南昌市各类教育资源与各学段学龄人口在公里格网尺度上均呈现显著的正向相关性,整体耦合性较好。其中幼儿园与学龄人口的空间耦合性最强,其次是中学和小学。各类教育资源与学龄人口在空间上的关联模式具有一定的空间相似性,均呈现“中心外围”的空间分布特征,且以“H—H”集聚和“L—L”集聚为主要的空间关联模式,市区的耦合性显著好于城乡结合部。

3.2 讨论

从南昌市已有研究来看[18],东湖区、西湖区和青云谱区的教育设施可达性较好,这与本研究中这些地区教育设施与学龄人口耦合性较好相互验证,说明本文研究结论具有一定的可信度,可为南昌市教育资源空间布局和人口调控提供借鉴意义。

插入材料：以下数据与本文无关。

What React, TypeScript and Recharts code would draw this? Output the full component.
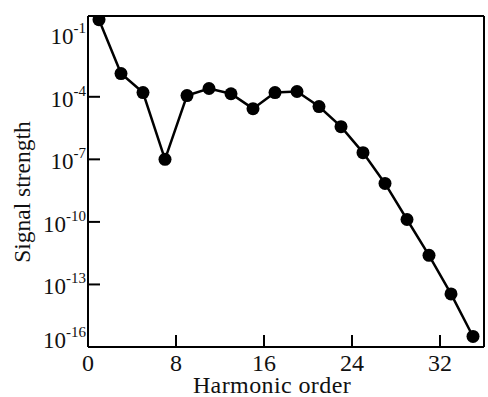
import React from 'react';
import { LineChart, Line, XAxis, YAxis, ReferenceLine } from 'recharts';

// harmonic order (odd harmonics only)
const harmonics = [1, 3, 5, 7, 9, 11, 13, 15, 17, 19, 21, 23, 25, 27, 29, 31, 33, 35];
// signal strength
const strength = [
  0.5, 1.3e-3, 1.6e-4, 1e-7, 1.15e-4, 2.5e-4, 1.4e-4, 2.7e-5, 1.6e-4,
  1.8e-4, 3.4e-5, 3.7e-6, 2.1e-7, 7e-9, 1.3e-10, 2.5e-12, 3.5e-14, 3.2e-16,
];
const xTicks = [0, 8, 16, 24, 32];
const yExponents = [-1, -4, -7, -10, -13, -16];
const yTicks = yExponents.map((e) => Math.pow(10, e));

const data = harmonics.map((h, i) => ({ order: h, signal: strength[i] }));

const FONT = '"Liberation Serif", "DejaVu Serif", serif';

const XTick = ({ x, y, payload }: any) => {
  const axisY = y - 8;
  return (
    <g>
      {payload.value !== 0 && (
        <line x1={x} y1={axisY} x2={x} y2={axisY - 12} stroke="#000" strokeWidth={2} />
      )}
      <text x={x} y={axisY + 24} textAnchor="middle" fontFamily={FONT} fontSize={24} fill="#111">
        {payload.value}
      </text>
    </g>
  );
};

const YTick = ({ x, y, payload }: any) => {
  const axisX = x + 8;
  const exp = Math.round(Math.log10(payload.value));
  return (
    <g>
      {exp !== -16 && exp !== -1 && (
        <line x1={axisX} y1={y} x2={axisX + 12} y2={y} stroke="#000" strokeWidth={2} />
      )}
      <text x={axisX - 2} y={exp === -16 ? y + 1 : y + 10} textAnchor="end" fontFamily={FONT} fill="#111">
        <tspan fontSize={23}>10</tspan>
        <tspan fontSize={15} dy={-11}>{exp}</tspan>
      </text>
    </g>
  );
};

const XLabel = ({ viewBox }: any) => (
  <text
    x={viewBox.x + 184}
    y={viewBox.y + 46}
    textAnchor="middle"
    fontFamily={FONT}
    fontSize={24}
    letterSpacing={0.4}
    fill="#111"
  >
    Harmonic order
  </text>
);

const YLabel = () => (
  <text
    x={0}
    y={0}
    transform="translate(30, 192) rotate(-90)"
    textAnchor="middle"
    fontFamily={FONT}
    fontSize={23.5}
    fill="#111"
  >
    Signal strength
  </text>
);

export default function App() {
  return (
    <div style={{ position: 'absolute', left: 0, top: 0, width: 488, height: 397, background: '#fff' }}>
      <LineChart width={488} height={397} data={data} margin={{ top: 16, right: 4, left: 0, bottom: 0 }}>
        <XAxis
          dataKey="order"
          type="number"
          domain={[0, 36]}
          ticks={xTicks}
          allowDataOverflow
          height={50}
          stroke="#000"
          strokeWidth={2}
          tickLine={false}
          tick={<XTick />}
          label={<XLabel />}
        />
        <YAxis
          dataKey="signal"
          type="number"
          scale="log"
          domain={[1e-16, 0.75]}
          ticks={yTicks}
          allowDataOverflow
          width={88}
          stroke="#000"
          strokeWidth={2}
          tickLine={false}
          tick={<YTick />}
          label={<YLabel />}
        />
        <ReferenceLine y={0.75} stroke="#000" strokeWidth={2} ifOverflow="extendDomain" />
        <ReferenceLine x={36} stroke="#000" strokeWidth={2} ifOverflow="extendDomain" />
        <Line
          dataKey="signal"
          stroke="#000"
          strokeWidth={2.5}
          dot={{ r: 6.5, fill: '#000', stroke: '#000', strokeWidth: 0 }}
          isAnimationActive={false}
        />
      </LineChart>
    </div>
  );
}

POI因数据量大、时效性强、获取成本低等特性被广泛应用于城市研究中,在分析、模拟和优化公共服务设施空间分布上具有一定优势。然而,POI数据也具有一定的缺陷性,例如,它将具有一定规模、质量等特殊属性的地理实体抽象成无差别的点要素,只包含名称、地址、经纬度等信息,在探讨教育资源服务能力、服务质量和服务半径上具有一定局限性。POI的时间信息一般较难获取,在分析地理要素的时间演变上有一定难度,仅能在单一时间截面上分析地理要素的空间分布。因此,本研究未收集南昌市各类教育资源的时间信息,只能以2019年为节点对教育资源的空间分布进行分析。在今后研究中,可考虑通过电话访问或实地调研等方式收集各类教育资源的占地面积、建设时间和教学质量等信息,丰富POI数据的属性,使研究结果更具信服度。在各学龄段适龄人口数据的处理上,以各年份的当年出生人口栅格数据集进行相加求得,未考虑儿童可能随父母移居到其他地方的情况,具有一定的局限性。